Prices for some crops — such as wheat — have already begun to descend off their highs. As farmers rush to plant more wheat now that profit prospects have climbed, analysts predict that prices may come down as much as 30 percent in the coming months. But that would still leave a year-over-year price hike of 45 percent. Few believe prices will go back to where they were in early 2006, suggesting that the world must cope with a new reality of more expensive food.[…] A big reason for higher wheat prices, for instance, is the multiyear drought in Australia, something that scientists say may become persistent because of global warming. But wheat prices are also rising because U.S. farmers have been planting less of it, or moving wheat to less fertile ground. That is partly because they are planting more corn to capitalize on the biofuel frenzy.
Regarding food prices, it’s nice to know that we can win some value back by phasing out food-based biofuel. It might ameliorate the price shock quite a bit. But as I said earlier the fundamentals haven’t changed. The price of refined fuel products has barely started to register the effect of the $100+ barrel of crude, and arable land lost to climate warming won’t come back.

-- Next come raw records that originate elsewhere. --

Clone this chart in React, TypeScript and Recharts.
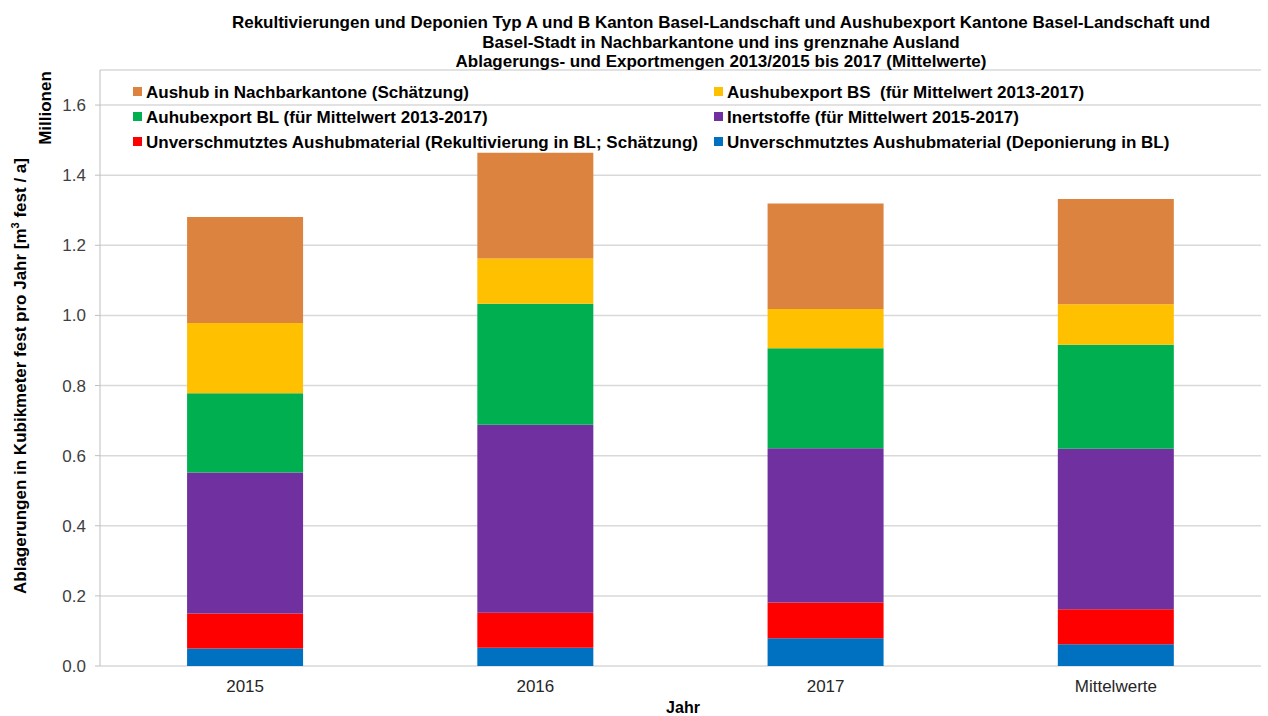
import React from 'react';
import { BarChart, Bar, XAxis, YAxis, CartesianGrid } from 'recharts';

const categories = ['2015', '2016', '2017', 'Mittelwerte'];
const deponierungBL = [0.05, 0.052, 0.079, 0.062];
const rekultivierungBL = [0.1, 0.1, 0.102, 0.1];
const inertstoffe = [0.402, 0.536, 0.44, 0.458];
const aushubexportBL = [0.226, 0.345, 0.285, 0.296];
const aushubexportBS = [0.2, 0.129, 0.112, 0.116];
const aushubNachbar = [0.303, 0.302, 0.301, 0.3];
const yTicks = [0, 0.2, 0.4, 0.6, 0.8, 1.0, 1.2, 1.4, 1.6];

const series = [
  { key: 'dep', name: 'Unverschmutztes Aushubmaterial (Deponierung in BL)', color: '#0070C0', values: deponierungBL },
  { key: 'rek', name: 'Unverschmutztes Aushubmaterial (Rekultivierung in BL; Schätzung)', color: '#FF0000', values: rekultivierungBL },
  { key: 'inert', name: 'Inertstoffe (für Mittelwert 2015-2017)', color: '#7030A0', values: inertstoffe },
  { key: 'bl', name: 'Auhubexport BL (für Mittelwert 2013-2017)', color: '#00B050', values: aushubexportBL },
  { key: 'bs', name: 'Aushubexport BS  (für Mittelwert 2013-2017)', color: '#FFC000', values: aushubexportBS },
  { key: 'nach', name: 'Aushub in Nachbarkantone (Schätzung)', color: '#DC843F', values: aushubNachbar },
];

const data = categories.map((c, i) => {
  const row: Record<string, any> = { cat: c };
  series.forEach((s) => { row[s.key] = s.values[i]; });
  return row;
});

const legendRows = [
  ['nach', 'bs'],
  ['bl', 'inert'],
  ['rek', 'dep'],
];

const FONT = '"Liberation Sans", Arial, sans-serif';

export default function App() {
  const byKey: Record<string, typeof series[0]> = {};
  series.forEach((s) => { byKey[s.key] = s; });
  return (
    <div style={{ position: 'absolute', left: 0, top: 0, width: 1268, height: 716, background: '#fff', fontFamily: FONT }}>
      <BarChart
        width={1268}
        height={716}
        data={data}
        margin={{ top: 70, right: 7, left: 0, bottom: 0 }}
        barCategoryGap="30%"
      >
        <CartesianGrid vertical={false} stroke="#d9d9d9" strokeWidth={1.5} />
        <XAxis
          xAxisId="t"
          type="number"
          domain={[0, 4]}
          ticks={[0, 1, 2, 3, 4]}
          height={0}
          tick={false}
          tickSize={6}
          axisLine={{ stroke: '#d9d9d9', strokeWidth: 1.5 }}
          tickLine={{ stroke: '#d9d9d9' }}
        />
        <XAxis
          dataKey="cat"
          height={50}
          axisLine={false}
          tickLine={false}
          tick={{ fontSize: 17, fill: '#262626', fontFamily: FONT }}
          tickMargin={8}
        />
        <YAxis
          width={100}
          domain={[0, 1.7]}
          ticks={yTicks}
          interval={0}
          tickFormatter={(v: number) => v.toFixed(1)}
          tick={{ fontSize: 17, fill: '#404040', fontFamily: FONT }}
          tickSize={5}
          tickMargin={9}
          axisLine={{ stroke: '#bfbfbf' }}
          tickLine={{ stroke: '#bfbfbf' }}
        />
        {series.map((s) => (
          <Bar key={s.key} dataKey={s.key} name={s.name} stackId="a" fill={s.color} isAnimationActive={false} />
        ))}
      </BarChart>
      <svg width={1268} height={716} style={{ position: 'absolute', left: 0, top: 0, pointerEvents: 'none' }}>
        <g fontFamily={FONT} fontWeight="bold" fontSize={17} fill="#000" textAnchor="middle">
          <text x={721} y={28}>Rekultivierungen und Deponien Typ A und B Kanton Basel-Landschaft und Aushubexport Kantone Basel-Landschaft und</text>
          <text x={721} y={48}>Basel-Stadt in Nachbarkantone und ins grenznahe Ausland</text>
          <text x={721} y={67}>Ablagerungs- und Exportmengen 2013/2015 bis 2017 (Mittelwerte)</text>
        </g>
        {legendRows.map((row, ri) =>
          row.map((k, ci) => {
            const s = byKey[k];
            const x = ci === 0 ? 133 : 714;
            const y = 92 + ri * 25;
            return (
              <g key={k}>
                <rect x={x} y={y - 5} width={9} height={9} fill={s.color} />
                <text x={x + 13} y={y + 6} fontFamily={FONT} fontWeight="bold" fontSize={17} fill="#000" style={{ whiteSpace: 'pre' }}>{s.name}</text>
              </g>
            );
          })
        )}
        <text transform="translate(51,108) rotate(-90)" textAnchor="middle" fontFamily={FONT} fontWeight="bold" fontSize={17} fill="#000">Millionen</text>
        <text transform="translate(26,376) rotate(-90)" textAnchor="middle" fontFamily={FONT} fontWeight="bold" fontSize={17} fill="#000">
          Ablagerungen in Kubikmeter fest pro Jahr [m<tspan fontSize={11} dy={-7}>3</tspan><tspan dy={7}> fest / a]</tspan>
        </text>
        <text x={683} y={713} textAnchor="middle" fontFamily={FONT} fontWeight="bold" fontSize={16} fill="#000">Jahr</text>
      </svg>
    </div>
  );
}
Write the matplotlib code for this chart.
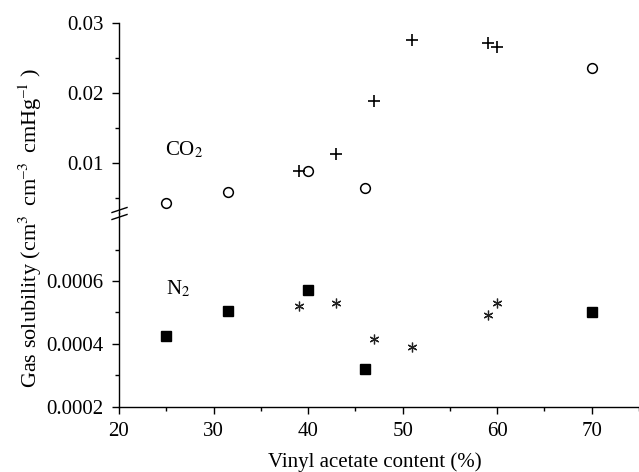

I predicted years ago that food security will eclipse every other concern about climate warming, at least until sea levels start to threaten the billions in coastal cities. A good argument could be made, then, that we’re better off if price spike now while the system still has some flex in it. The situation would be much worse if the spike only hit later when pressure only comes from inflexibles like climate, fuel and population. Instead of rising, plateauing and sinking a little from elasticity food costs would do the crazy dance that commodities do when inflexible demand meets a fixed supply. Sometimes pain has the useful effect of making people take a problem seriously.